• TO BE DONE: Leave out every picture, and retype exactly the lines from the line with "Emit a Python" through the line with "err = [0.004, 0.004, 0.004, 0.004]", both ends included.

##### ROWS

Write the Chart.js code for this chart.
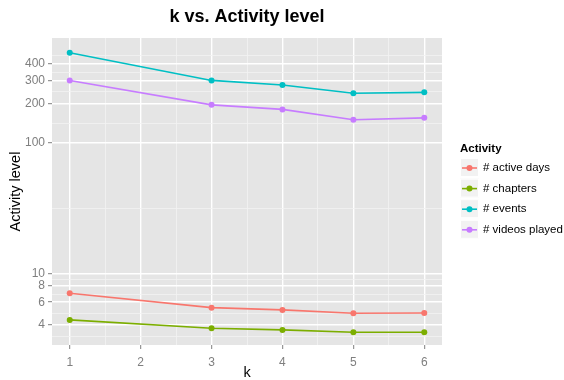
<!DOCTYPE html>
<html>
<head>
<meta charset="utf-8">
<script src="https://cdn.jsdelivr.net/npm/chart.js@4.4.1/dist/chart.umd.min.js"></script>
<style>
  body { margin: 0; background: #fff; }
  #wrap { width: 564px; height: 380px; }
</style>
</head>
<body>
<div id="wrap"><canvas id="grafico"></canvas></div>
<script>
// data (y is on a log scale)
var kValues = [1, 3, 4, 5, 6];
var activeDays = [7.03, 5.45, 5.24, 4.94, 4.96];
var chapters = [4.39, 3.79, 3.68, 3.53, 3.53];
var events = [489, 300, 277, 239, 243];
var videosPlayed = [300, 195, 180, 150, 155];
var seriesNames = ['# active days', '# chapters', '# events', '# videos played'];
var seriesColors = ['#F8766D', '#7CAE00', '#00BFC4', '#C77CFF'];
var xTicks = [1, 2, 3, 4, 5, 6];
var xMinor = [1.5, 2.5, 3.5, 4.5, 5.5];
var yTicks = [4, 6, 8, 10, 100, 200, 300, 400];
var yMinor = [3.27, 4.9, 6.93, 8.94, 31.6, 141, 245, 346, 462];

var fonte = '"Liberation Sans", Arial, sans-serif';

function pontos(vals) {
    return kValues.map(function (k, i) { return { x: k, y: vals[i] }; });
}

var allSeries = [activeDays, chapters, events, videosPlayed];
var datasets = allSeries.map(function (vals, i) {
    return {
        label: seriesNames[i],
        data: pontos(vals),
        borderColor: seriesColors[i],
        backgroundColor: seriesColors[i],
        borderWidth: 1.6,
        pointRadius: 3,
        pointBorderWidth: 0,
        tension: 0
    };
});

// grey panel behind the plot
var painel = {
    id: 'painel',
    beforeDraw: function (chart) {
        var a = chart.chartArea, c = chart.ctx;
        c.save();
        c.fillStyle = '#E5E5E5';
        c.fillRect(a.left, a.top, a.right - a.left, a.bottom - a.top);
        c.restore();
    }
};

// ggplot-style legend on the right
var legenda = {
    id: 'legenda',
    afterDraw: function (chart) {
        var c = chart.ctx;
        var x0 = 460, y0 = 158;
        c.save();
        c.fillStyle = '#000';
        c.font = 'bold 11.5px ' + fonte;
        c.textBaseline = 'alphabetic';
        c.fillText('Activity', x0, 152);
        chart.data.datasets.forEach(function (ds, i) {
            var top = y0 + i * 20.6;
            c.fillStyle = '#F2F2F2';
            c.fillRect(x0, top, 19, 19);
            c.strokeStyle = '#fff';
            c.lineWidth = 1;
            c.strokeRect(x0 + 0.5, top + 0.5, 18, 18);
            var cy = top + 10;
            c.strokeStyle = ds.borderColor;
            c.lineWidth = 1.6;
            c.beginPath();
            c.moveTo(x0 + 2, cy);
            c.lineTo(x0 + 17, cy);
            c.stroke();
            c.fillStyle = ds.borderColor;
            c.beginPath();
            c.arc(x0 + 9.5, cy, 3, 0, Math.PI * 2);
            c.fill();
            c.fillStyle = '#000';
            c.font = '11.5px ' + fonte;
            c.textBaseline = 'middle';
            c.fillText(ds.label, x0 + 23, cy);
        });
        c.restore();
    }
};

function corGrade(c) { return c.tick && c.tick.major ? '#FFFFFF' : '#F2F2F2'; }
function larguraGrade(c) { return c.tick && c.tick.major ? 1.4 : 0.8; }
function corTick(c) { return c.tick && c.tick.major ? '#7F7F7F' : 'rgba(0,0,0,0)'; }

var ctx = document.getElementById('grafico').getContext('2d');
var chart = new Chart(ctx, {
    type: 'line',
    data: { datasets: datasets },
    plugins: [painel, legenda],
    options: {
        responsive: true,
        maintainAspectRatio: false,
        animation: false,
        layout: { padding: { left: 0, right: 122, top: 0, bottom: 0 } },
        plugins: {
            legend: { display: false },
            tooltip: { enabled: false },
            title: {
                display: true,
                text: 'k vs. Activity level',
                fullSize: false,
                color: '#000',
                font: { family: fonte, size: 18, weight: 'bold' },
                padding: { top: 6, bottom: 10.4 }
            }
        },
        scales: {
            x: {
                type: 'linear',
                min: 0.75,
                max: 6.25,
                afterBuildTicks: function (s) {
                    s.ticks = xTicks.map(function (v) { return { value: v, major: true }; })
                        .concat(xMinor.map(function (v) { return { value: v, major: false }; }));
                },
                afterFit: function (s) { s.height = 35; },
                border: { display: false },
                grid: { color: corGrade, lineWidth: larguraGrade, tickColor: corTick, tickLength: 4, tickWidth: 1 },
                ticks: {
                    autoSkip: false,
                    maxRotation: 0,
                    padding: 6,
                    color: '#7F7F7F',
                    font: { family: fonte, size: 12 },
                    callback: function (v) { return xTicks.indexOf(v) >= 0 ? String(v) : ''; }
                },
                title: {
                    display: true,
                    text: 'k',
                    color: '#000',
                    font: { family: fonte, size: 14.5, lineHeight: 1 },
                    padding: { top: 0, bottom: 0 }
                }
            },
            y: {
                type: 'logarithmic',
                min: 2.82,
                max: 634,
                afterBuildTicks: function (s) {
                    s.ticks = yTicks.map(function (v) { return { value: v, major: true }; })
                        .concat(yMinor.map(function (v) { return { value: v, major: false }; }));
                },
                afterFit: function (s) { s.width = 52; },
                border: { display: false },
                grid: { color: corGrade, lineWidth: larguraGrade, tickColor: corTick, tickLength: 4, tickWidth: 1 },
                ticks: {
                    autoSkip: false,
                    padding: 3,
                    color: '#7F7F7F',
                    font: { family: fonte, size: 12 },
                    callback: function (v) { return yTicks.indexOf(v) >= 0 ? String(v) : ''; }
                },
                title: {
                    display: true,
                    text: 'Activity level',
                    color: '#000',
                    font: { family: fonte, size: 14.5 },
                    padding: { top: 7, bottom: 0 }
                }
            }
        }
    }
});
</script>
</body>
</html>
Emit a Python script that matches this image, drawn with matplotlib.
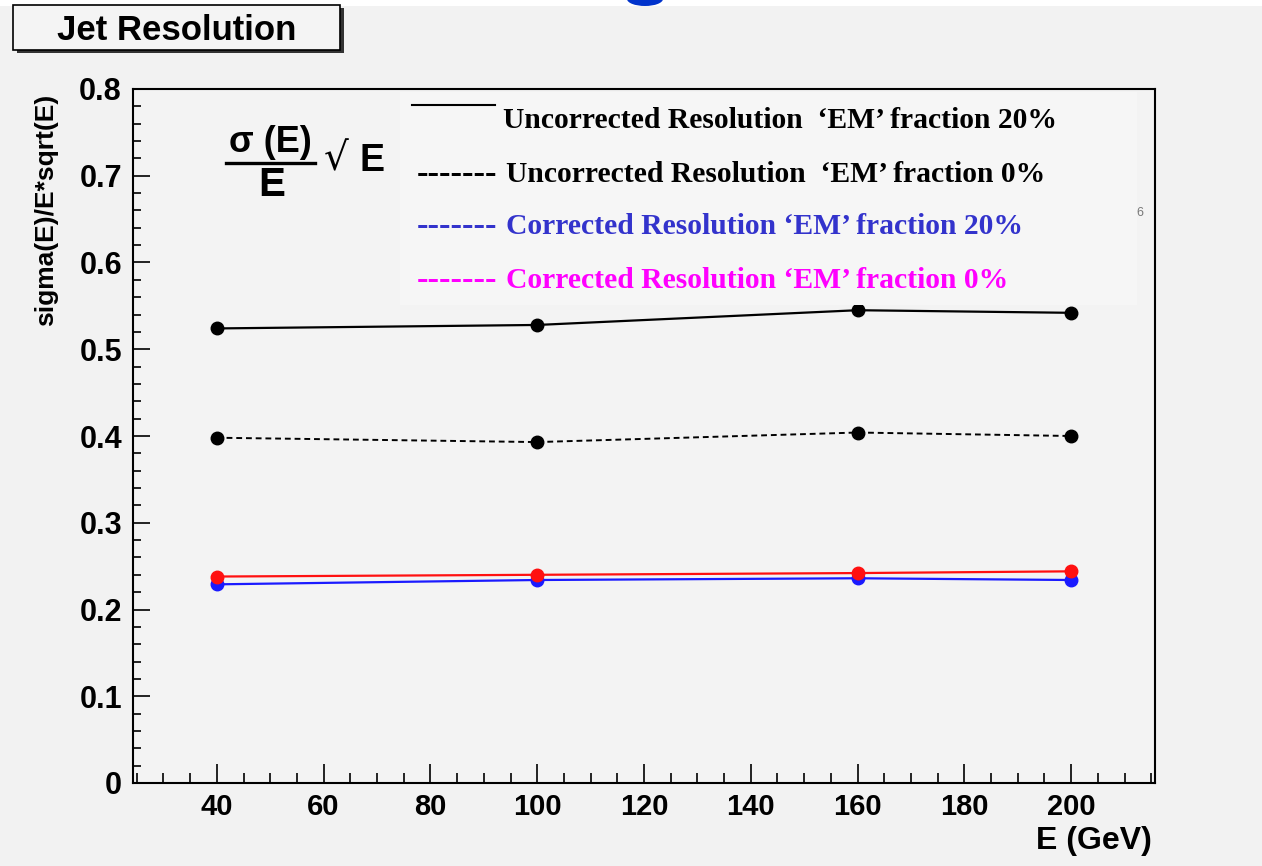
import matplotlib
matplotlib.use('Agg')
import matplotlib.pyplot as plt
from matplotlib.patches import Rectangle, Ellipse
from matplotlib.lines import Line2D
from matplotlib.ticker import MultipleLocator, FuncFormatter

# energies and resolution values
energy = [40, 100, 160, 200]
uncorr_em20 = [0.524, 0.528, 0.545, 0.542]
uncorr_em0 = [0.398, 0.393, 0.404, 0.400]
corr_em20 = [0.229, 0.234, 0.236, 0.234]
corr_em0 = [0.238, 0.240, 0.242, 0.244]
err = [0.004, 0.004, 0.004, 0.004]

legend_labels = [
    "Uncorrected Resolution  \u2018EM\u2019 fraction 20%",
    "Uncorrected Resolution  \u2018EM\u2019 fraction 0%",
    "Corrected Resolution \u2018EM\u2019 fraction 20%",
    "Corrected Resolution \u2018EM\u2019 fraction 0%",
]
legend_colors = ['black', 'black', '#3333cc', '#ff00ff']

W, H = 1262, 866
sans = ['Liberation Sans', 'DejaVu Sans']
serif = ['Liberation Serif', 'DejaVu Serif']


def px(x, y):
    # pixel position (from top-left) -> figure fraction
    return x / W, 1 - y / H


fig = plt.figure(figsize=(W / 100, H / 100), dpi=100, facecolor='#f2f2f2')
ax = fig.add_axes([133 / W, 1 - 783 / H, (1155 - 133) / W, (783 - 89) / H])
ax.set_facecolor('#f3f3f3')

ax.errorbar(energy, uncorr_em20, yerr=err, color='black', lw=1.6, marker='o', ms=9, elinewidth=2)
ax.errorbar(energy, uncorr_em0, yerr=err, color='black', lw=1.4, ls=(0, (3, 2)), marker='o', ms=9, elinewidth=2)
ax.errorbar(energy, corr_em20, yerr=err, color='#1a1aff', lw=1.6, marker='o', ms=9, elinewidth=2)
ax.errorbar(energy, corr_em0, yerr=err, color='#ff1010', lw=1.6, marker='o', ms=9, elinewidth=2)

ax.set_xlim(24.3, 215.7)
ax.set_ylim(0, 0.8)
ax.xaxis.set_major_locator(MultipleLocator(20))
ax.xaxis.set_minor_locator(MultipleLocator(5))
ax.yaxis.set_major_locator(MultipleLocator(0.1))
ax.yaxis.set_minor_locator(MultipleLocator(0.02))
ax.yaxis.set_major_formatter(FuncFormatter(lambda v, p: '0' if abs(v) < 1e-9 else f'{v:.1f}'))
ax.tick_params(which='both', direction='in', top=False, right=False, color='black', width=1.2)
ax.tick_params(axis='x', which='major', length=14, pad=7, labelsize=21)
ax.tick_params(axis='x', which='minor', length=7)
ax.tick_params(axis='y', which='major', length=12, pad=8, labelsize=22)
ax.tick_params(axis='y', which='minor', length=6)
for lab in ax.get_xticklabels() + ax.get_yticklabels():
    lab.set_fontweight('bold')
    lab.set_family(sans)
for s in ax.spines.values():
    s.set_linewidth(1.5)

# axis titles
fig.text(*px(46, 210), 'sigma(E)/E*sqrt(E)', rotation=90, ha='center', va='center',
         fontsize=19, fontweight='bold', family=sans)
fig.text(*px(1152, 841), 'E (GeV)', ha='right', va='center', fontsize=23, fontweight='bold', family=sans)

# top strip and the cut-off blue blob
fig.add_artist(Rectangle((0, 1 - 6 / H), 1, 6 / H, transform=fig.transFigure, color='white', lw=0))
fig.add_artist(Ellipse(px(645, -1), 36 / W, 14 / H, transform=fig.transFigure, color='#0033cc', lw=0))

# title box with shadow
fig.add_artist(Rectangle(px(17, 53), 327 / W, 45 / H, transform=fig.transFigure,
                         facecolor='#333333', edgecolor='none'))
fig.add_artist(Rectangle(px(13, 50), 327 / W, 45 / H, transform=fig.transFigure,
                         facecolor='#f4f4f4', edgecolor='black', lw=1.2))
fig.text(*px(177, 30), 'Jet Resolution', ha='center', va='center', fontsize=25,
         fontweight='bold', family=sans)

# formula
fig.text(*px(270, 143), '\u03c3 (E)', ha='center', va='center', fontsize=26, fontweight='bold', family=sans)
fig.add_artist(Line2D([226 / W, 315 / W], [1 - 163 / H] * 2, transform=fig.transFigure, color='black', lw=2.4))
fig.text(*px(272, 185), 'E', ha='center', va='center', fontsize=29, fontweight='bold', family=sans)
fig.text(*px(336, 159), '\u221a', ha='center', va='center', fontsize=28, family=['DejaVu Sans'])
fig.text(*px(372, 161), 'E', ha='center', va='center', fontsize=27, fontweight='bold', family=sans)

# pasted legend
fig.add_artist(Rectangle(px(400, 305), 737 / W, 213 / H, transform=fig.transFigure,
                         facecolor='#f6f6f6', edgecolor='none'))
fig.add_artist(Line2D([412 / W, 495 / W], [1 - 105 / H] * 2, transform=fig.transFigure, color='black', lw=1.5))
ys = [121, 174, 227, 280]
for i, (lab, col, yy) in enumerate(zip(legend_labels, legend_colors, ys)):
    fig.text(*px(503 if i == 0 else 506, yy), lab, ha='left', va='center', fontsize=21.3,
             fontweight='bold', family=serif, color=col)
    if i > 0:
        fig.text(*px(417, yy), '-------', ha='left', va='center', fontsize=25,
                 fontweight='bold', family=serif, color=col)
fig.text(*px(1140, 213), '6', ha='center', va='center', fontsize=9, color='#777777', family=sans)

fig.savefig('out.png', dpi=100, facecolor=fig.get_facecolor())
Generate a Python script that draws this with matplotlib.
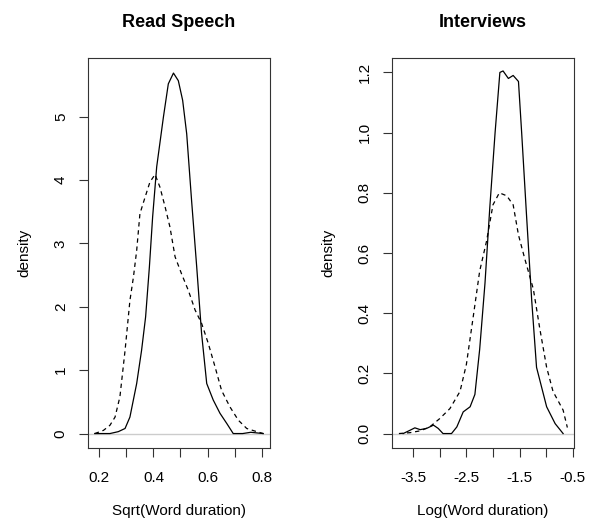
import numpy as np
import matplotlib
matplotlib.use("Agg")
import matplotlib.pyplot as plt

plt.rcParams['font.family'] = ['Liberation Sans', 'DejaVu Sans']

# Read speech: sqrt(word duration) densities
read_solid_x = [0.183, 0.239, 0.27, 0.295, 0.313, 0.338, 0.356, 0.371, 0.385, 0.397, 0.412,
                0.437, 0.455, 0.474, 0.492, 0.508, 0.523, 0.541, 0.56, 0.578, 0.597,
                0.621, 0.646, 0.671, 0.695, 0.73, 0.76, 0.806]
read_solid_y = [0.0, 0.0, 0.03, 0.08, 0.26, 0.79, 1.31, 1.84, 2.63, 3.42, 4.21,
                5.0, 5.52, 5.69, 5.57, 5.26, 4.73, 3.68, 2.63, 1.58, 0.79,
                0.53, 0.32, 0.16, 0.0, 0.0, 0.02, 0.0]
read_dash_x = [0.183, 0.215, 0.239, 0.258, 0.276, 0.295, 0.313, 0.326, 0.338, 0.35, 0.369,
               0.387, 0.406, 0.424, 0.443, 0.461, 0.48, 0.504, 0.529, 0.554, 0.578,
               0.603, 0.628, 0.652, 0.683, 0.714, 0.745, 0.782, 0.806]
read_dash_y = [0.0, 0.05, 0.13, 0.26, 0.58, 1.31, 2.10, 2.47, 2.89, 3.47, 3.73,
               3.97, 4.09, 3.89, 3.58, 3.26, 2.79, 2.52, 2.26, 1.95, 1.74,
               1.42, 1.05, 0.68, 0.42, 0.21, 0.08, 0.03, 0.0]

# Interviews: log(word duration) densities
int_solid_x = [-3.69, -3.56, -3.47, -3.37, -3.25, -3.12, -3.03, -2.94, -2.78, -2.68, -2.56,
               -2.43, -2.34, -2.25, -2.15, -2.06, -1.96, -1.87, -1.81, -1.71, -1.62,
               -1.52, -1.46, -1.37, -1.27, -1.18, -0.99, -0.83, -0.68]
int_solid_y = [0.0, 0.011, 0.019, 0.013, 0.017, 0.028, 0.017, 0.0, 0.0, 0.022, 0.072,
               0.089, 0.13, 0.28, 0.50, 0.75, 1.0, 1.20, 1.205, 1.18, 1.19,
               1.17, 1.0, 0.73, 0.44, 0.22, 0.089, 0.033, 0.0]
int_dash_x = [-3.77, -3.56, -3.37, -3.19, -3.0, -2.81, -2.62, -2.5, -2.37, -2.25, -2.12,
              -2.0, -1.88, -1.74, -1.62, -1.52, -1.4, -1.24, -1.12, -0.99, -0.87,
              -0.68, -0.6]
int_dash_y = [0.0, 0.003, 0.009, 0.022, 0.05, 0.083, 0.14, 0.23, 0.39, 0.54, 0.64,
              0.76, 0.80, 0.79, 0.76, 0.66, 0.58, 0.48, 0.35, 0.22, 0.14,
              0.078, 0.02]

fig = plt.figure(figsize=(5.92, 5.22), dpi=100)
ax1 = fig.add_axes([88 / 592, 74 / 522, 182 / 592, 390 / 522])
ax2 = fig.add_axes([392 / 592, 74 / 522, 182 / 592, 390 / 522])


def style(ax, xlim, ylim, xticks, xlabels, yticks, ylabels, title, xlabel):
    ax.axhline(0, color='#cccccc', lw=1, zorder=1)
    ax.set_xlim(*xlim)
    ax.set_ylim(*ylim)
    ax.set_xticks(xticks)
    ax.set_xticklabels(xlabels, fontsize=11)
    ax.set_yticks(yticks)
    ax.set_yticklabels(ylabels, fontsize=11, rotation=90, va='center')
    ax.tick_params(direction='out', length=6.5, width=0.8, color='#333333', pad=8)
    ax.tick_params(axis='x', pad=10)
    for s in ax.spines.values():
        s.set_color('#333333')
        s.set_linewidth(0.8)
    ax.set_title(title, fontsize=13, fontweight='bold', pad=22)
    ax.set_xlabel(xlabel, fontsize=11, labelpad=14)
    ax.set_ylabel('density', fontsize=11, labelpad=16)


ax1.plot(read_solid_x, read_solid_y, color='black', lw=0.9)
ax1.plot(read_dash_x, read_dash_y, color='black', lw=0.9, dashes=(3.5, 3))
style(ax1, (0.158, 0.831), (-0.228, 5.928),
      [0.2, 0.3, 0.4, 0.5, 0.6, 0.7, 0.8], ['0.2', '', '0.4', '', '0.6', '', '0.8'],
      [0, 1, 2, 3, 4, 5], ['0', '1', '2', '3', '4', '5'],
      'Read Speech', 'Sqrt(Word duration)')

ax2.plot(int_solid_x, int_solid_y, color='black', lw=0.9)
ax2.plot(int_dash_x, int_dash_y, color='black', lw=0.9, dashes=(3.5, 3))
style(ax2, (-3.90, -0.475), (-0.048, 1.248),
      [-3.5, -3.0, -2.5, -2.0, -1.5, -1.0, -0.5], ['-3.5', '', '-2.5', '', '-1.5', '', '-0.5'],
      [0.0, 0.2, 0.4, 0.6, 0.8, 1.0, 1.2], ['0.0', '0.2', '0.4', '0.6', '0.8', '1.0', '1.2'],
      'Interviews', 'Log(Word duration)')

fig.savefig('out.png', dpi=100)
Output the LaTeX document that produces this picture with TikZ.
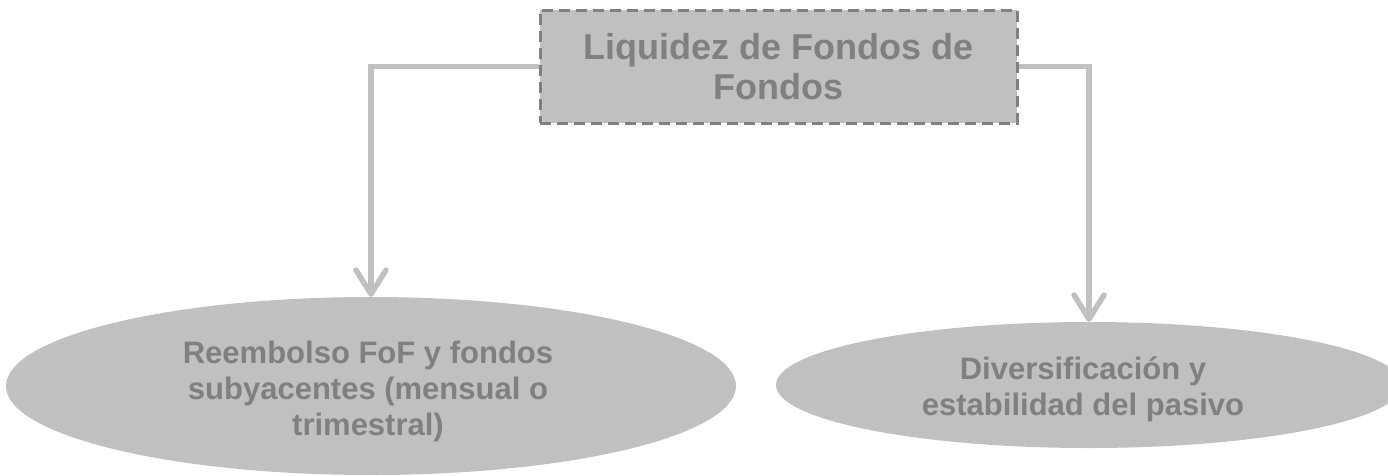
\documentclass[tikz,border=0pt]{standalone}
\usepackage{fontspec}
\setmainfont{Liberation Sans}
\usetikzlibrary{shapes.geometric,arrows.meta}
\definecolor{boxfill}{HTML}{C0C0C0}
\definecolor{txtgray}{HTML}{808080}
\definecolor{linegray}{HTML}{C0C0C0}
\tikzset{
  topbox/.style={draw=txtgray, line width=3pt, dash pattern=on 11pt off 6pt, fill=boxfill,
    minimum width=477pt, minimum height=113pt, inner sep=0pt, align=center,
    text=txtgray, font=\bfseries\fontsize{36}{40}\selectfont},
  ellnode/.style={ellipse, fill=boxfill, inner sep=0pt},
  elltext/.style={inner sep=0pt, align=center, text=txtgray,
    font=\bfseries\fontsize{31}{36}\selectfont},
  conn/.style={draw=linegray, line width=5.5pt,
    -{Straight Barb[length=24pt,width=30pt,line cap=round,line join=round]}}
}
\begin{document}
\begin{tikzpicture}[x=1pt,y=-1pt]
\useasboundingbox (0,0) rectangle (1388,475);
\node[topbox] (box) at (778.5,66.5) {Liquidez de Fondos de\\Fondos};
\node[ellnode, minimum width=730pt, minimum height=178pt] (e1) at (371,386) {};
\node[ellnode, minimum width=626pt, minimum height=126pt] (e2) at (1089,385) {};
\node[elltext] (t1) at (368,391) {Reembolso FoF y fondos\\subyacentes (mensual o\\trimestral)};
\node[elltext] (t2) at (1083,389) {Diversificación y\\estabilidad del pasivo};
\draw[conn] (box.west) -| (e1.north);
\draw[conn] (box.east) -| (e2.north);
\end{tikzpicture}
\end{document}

##########

• FINISHED TASK:
Emit a Python script that matches this image, drawn with matplotlib.
import matplotlib
matplotlib.use('Agg')
import matplotlib.pyplot as plt
from matplotlib.patches import Rectangle, Ellipse
from matplotlib.lines import Line2D
from matplotlib.ticker import MultipleLocator, FuncFormatter

# energies and resolution values
energy = [40, 100, 160, 200]
uncorr_em20 = [0.524, 0.528, 0.545, 0.542]
uncorr_em0 = [0.398, 0.393, 0.404, 0.400]
corr_em20 = [0.229, 0.234, 0.236, 0.234]
corr_em0 = [0.238, 0.240, 0.242, 0.244]
err = [0.004, 0.004, 0.004, 0.004]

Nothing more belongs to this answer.